> [DESCRIPTION OF THE TASK]
Repeat every record below exactly, omitting any pictures.

> [AVAILABLE RECORDS]

--- BEGIN ---

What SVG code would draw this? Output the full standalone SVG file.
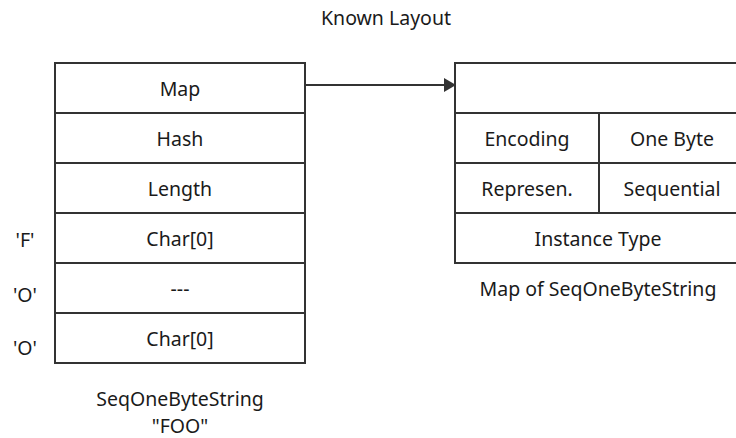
<svg xmlns="http://www.w3.org/2000/svg" width="736" height="438" viewBox="0 0 736 438">
  <defs>
    <style>
      .cell { fill: #ffffff; stroke: #333333; stroke-width: 2; }
      .lbl { font-family: "Noto Sans", "Open Sans", sans-serif; font-size: 19.5px; fill: #1a1a1a; text-anchor: middle; }
      .edge { stroke: #333333; stroke-width: 2; fill: none; }
    </style>
    <marker id="arrow" viewBox="0 0 12 14" refX="11" refY="7" markerWidth="12" markerHeight="14" markerUnits="userSpaceOnUse" orient="auto">
      <path d="M0,0 L12,7 L0,14 z" fill="#333333"/>
    </marker>
  </defs>
  <rect width="736" height="438" fill="#ffffff"/>

  <text class="lbl" x="386" y="25">Known Layout</text>

  <!-- string object layout -->
  <g id="seq-string">
    <rect class="cell" x="55" y="63" width="250" height="50"/>
    <text class="lbl" x="180" y="96">Map</text>
    <rect class="cell" x="55" y="113" width="250" height="50"/>
    <text class="lbl" x="180" y="146">Hash</text>
    <rect class="cell" x="55" y="163" width="250" height="50"/>
    <text class="lbl" x="180" y="196">Length</text>
    <rect class="cell" x="55" y="213" width="250" height="50"/>
    <text class="lbl" x="180" y="246">Char[0]</text>
    <rect class="cell" x="55" y="263" width="250" height="50"/>
    <text class="lbl" x="180" y="296">---</text>
    <rect class="cell" x="55" y="313" width="250" height="50"/>
    <text class="lbl" x="180" y="346">Char[0]</text>
    <text class="lbl" x="180" y="406">SeqOneByteString</text>
    <text class="lbl" x="180" y="433">"FOO"</text>
  </g>

  <g id="chars">
    <text class="lbl" x="25" y="247">'F'</text>
    <text class="lbl" x="25" y="302">'O'</text>
    <text class="lbl" x="25" y="355">'O'</text>
  </g>

  <!-- map object layout -->
  <g id="map">
    <rect class="cell" x="455" y="63" width="287" height="50"/>
    <rect class="cell" x="455" y="113" width="144" height="50"/>
    <text class="lbl" x="527" y="146">Encoding</text>
    <rect class="cell" x="599" y="113" width="143" height="50"/>
    <text class="lbl" x="672" y="146">One Byte</text>
    <rect class="cell" x="455" y="163" width="144" height="50"/>
    <text class="lbl" x="527" y="196">Represen.</text>
    <rect class="cell" x="599" y="163" width="143" height="50"/>
    <text class="lbl" x="672" y="196">Sequential</text>
    <rect class="cell" x="455" y="213" width="287" height="50"/>
    <text class="lbl" x="598" y="246">Instance Type</text>
    <text class="lbl" x="598" y="296">Map of SeqOneByteString</text>
  </g>

  <g id="connectors">
    <line class="edge" x1="305" y1="85" x2="455" y2="85" marker-end="url(#arrow)"/>
  </g>
</svg>
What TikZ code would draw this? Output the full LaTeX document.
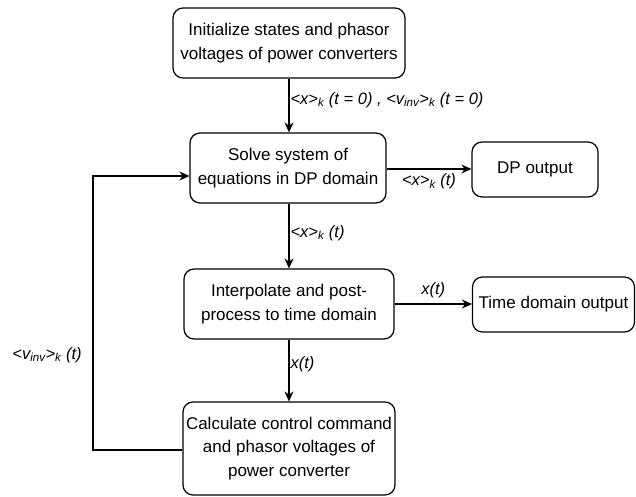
\documentclass[tikz,border=0pt]{standalone}
\usepackage{fontspec}
\setmainfont{Liberation Sans}
\usetikzlibrary{arrows.meta,calc}
\tikzset{
  box/.style={draw, line width=1.2pt, rounded corners=10pt, align=center, inner sep=2pt, font=\fontsize{17}{23.5}\selectfont},
  arr/.style={line width=1.2pt, -{Stealth[length=10pt,width=9pt]}},
  lab/.style={font=\fontsize{16.5}{18}\selectfont\itshape, inner sep=1pt}
}
\newcommand{\sbs}[1]{\textsubscript{#1}}
\begin{document}
\begin{tikzpicture}[x=1pt,y=-1pt]
\useasboundingbox (0,0) rectangle (636,497);
\node[box, minimum width=232pt, minimum height=70pt] (b1) at (289,43) {Initialize states and phasor\\voltages of power converters};
\node[box, minimum width=196pt, minimum height=70pt] (b2) at (288,168) {Solve system of\\equations in DP domain};
\node[box, minimum width=210pt, minimum height=70pt] (b3) at (289,304) {Interpolate and post-\\process to time domain};
\node[box, minimum width=212pt, minimum height=93pt] (b4) at (289,448.5) {Calculate control command\\and phasor voltages of\\power converter};
\node[box, minimum width=126pt, minimum height=55pt] (dp) at (535,169.5) {DP output};
\node[box, minimum width=162pt, minimum height=55pt] (td) at (553.5,304.5) {Time domain output};

\draw[arr] (b1.south -| 289,0) -- (b2.north -| 289,0)
  node[lab, pos=0.4, right] {<x>\sbs{k} (t = 0) , <v\sbs{inv}>\sbs{k} (t = 0)};
\draw[arr] (b2.east |- 0,169) -- (dp.west |- 0,169)
  node[lab, midway, below=3pt] {<x>\sbs{k} (t)};
\draw[arr] (b2.south -| 289,0) -- (b3.north -| 289,0)
  node[lab, pos=0.45, right] {<x>\sbs{k} (t)};
\draw[arr] (b3.east |- 0,304) -- (td.west |- 0,304)
  node[lab, midway, above=4pt] {x(t)};
\draw[arr] (b3.south -| 289,0) -- (b4.north -| 289,0)
  node[lab, pos=0.4, right] {x(t)};
\coordinate (f1) at (93,450);
\coordinate (f2) at (93,176);
\draw[arr] (b4.west |- f1) -- (f1) -- (f2) -- (b2.west |- f2);
\node[lab] (fl) at (47,355) {<v\sbs{inv}>\sbs{k} (t)};
\end{tikzpicture}
\end{document}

--- END ---

> [EXERCISE SOLUTION]
What SVG code would draw this? Output the full standalone SVG file.
<svg xmlns="http://www.w3.org/2000/svg" width="736" height="438" viewBox="0 0 736 438">
  <defs>
    <style>
      .cell { fill: #ffffff; stroke: #333333; stroke-width: 2; }
      .lbl { font-family: "Noto Sans", "Open Sans", sans-serif; font-size: 19.5px; fill: #1a1a1a; text-anchor: middle; }
      .edge { stroke: #333333; stroke-width: 2; fill: none; }
    </style>
    <marker id="arrow" viewBox="0 0 12 14" refX="11" refY="7" markerWidth="12" markerHeight="14" markerUnits="userSpaceOnUse" orient="auto">
      <path d="M0,0 L12,7 L0,14 z" fill="#333333"/>
    </marker>
  </defs>
  <rect width="736" height="438" fill="#ffffff"/>

  <text class="lbl" x="386" y="25">Known Layout</text>

  <!-- string object layout -->
  <g id="seq-string">
    <rect class="cell" x="55" y="63" width="250" height="50"/>
    <text class="lbl" x="180" y="96">Map</text>
    <rect class="cell" x="55" y="113" width="250" height="50"/>
    <text class="lbl" x="180" y="146">Hash</text>
    <rect class="cell" x="55" y="163" width="250" height="50"/>
    <text class="lbl" x="180" y="196">Length</text>
    <rect class="cell" x="55" y="213" width="250" height="50"/>
    <text class="lbl" x="180" y="246">Char[0]</text>
    <rect class="cell" x="55" y="263" width="250" height="50"/>
    <text class="lbl" x="180" y="296">---</text>
    <rect class="cell" x="55" y="313" width="250" height="50"/>
    <text class="lbl" x="180" y="346">Char[0]</text>
    <text class="lbl" x="180" y="406">SeqOneByteString</text>
    <text class="lbl" x="180" y="433">"FOO"</text>
  </g>

  <g id="chars">
    <text class="lbl" x="25" y="247">'F'</text>
    <text class="lbl" x="25" y="302">'O'</text>
    <text class="lbl" x="25" y="355">'O'</text>
  </g>

  <!-- map object layout -->
  <g id="map">
    <rect class="cell" x="455" y="63" width="287" height="50"/>
    <rect class="cell" x="455" y="113" width="144" height="50"/>
    <text class="lbl" x="527" y="146">Encoding</text>
    <rect class="cell" x="599" y="113" width="143" height="50"/>
    <text class="lbl" x="672" y="146">One Byte</text>
    <rect class="cell" x="455" y="163" width="144" height="50"/>
    <text class="lbl" x="527" y="196">Represen.</text>
    <rect class="cell" x="599" y="163" width="143" height="50"/>
    <text class="lbl" x="672" y="196">Sequential</text>
    <rect class="cell" x="455" y="213" width="287" height="50"/>
    <text class="lbl" x="598" y="246">Instance Type</text>
    <text class="lbl" x="598" y="296">Map of SeqOneByteString</text>
  </g>

  <g id="connectors">
    <line class="edge" x1="305" y1="85" x2="455" y2="85" marker-end="url(#arrow)"/>
  </g>
</svg>
What TikZ code would draw this? Output the full LaTeX document.
\documentclass[tikz,border=0pt]{standalone}
\usepackage{fontspec}
\setmainfont{Liberation Sans}
\usetikzlibrary{arrows.meta,calc}
\tikzset{
  box/.style={draw, line width=1.2pt, rounded corners=10pt, align=center, inner sep=2pt, font=\fontsize{17}{23.5}\selectfont},
  arr/.style={line width=1.2pt, -{Stealth[length=10pt,width=9pt]}},
  lab/.style={font=\fontsize{16.5}{18}\selectfont\itshape, inner sep=1pt}
}
\newcommand{\sbs}[1]{\textsubscript{#1}}
\begin{document}
\begin{tikzpicture}[x=1pt,y=-1pt]
\useasboundingbox (0,0) rectangle (636,497);
\node[box, minimum width=232pt, minimum height=70pt] (b1) at (289,43) {Initialize states and phasor\\voltages of power converters};
\node[box, minimum width=196pt, minimum height=70pt] (b2) at (288,168) {Solve system of\\equations in DP domain};
\node[box, minimum width=210pt, minimum height=70pt] (b3) at (289,304) {Interpolate and post-\\process to time domain};
\node[box, minimum width=212pt, minimum height=93pt] (b4) at (289,448.5) {Calculate control command\\and phasor voltages of\\power converter};
\node[box, minimum width=126pt, minimum height=55pt] (dp) at (535,169.5) {DP output};
\node[box, minimum width=162pt, minimum height=55pt] (td) at (553.5,304.5) {Time domain output};

\draw[arr] (b1.south -| 289,0) -- (b2.north -| 289,0)
  node[lab, pos=0.4, right] {<x>\sbs{k} (t = 0) , <v\sbs{inv}>\sbs{k} (t = 0)};
\draw[arr] (b2.east |- 0,169) -- (dp.west |- 0,169)
  node[lab, midway, below=3pt] {<x>\sbs{k} (t)};
\draw[arr] (b2.south -| 289,0) -- (b3.north -| 289,0)
  node[lab, pos=0.45, right] {<x>\sbs{k} (t)};
\draw[arr] (b3.east |- 0,304) -- (td.west |- 0,304)
  node[lab, midway, above=4pt] {x(t)};
\draw[arr] (b3.south -| 289,0) -- (b4.north -| 289,0)
  node[lab, pos=0.4, right] {x(t)};
\coordinate (f1) at (93,450);
\coordinate (f2) at (93,176);
\draw[arr] (b4.west |- f1) -- (f1) -- (f2) -- (b2.west |- f2);
\node[lab] (fl) at (47,355) {<v\sbs{inv}>\sbs{k} (t)};
\end{tikzpicture}
\end{document}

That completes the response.